WHAT TO DO » Quote precisely the run of lines opening with the line containing "What SVG code" and closing with the line containing "The picture is", and nothing else.

==== GIVEN ENTRIES

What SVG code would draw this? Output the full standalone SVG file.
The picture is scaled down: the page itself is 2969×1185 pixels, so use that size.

========
==== GIVEN ENTRIES

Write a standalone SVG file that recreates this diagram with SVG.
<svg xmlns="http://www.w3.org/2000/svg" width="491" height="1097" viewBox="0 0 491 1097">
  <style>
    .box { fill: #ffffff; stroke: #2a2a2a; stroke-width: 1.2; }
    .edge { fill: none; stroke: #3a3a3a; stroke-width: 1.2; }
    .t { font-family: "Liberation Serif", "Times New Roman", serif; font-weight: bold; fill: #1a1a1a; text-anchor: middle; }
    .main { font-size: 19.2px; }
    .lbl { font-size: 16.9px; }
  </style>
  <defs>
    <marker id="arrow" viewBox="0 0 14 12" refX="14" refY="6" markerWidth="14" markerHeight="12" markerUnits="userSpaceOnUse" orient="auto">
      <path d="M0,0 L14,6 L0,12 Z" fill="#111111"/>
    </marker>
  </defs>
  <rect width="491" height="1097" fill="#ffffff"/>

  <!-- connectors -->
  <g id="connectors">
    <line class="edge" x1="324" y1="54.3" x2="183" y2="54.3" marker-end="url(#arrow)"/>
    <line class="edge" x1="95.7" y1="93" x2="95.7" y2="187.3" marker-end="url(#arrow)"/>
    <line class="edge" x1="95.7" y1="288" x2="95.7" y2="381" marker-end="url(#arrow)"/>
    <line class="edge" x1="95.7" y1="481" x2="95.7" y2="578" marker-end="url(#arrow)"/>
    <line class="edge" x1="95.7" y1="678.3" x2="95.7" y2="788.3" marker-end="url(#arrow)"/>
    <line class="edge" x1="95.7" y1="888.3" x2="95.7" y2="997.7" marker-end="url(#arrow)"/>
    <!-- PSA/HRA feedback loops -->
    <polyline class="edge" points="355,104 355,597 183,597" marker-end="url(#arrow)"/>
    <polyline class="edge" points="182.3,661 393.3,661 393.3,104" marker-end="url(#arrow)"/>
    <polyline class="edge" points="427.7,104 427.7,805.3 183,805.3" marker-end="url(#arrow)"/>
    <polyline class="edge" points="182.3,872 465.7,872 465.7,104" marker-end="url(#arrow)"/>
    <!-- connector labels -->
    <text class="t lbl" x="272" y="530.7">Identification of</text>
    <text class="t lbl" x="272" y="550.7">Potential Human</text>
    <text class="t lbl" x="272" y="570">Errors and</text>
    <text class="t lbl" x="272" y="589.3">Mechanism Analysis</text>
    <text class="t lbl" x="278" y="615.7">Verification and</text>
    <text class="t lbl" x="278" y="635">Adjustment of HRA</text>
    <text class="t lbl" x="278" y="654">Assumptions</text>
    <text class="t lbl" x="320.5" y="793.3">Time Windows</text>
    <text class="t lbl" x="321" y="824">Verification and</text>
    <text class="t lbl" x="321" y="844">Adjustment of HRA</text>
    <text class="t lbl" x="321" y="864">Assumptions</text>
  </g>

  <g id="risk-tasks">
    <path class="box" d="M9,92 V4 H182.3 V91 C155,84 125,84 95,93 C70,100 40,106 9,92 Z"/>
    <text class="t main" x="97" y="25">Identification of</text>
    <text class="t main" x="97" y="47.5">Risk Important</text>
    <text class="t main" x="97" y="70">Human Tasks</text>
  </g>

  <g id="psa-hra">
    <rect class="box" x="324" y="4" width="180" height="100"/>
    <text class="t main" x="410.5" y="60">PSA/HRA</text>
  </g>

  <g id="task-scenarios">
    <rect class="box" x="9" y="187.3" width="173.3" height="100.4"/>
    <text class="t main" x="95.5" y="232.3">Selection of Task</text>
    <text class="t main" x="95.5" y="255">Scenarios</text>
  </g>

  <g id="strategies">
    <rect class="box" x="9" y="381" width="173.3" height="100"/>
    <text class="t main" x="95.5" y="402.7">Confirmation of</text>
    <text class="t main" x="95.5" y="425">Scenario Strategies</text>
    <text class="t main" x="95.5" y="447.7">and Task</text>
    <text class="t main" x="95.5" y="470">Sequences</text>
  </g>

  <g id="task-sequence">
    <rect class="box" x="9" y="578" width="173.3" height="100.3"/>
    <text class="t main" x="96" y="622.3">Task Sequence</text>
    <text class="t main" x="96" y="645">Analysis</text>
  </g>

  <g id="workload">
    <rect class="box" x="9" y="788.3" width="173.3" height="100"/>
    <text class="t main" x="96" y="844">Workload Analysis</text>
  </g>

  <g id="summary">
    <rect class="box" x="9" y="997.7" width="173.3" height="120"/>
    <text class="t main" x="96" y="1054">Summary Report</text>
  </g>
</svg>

========

THE OUTPUT »
What SVG code would draw this? Output the full standalone SVG file.
The picture is scaled down: the page itself is 2969×1185 pixels, so use that size.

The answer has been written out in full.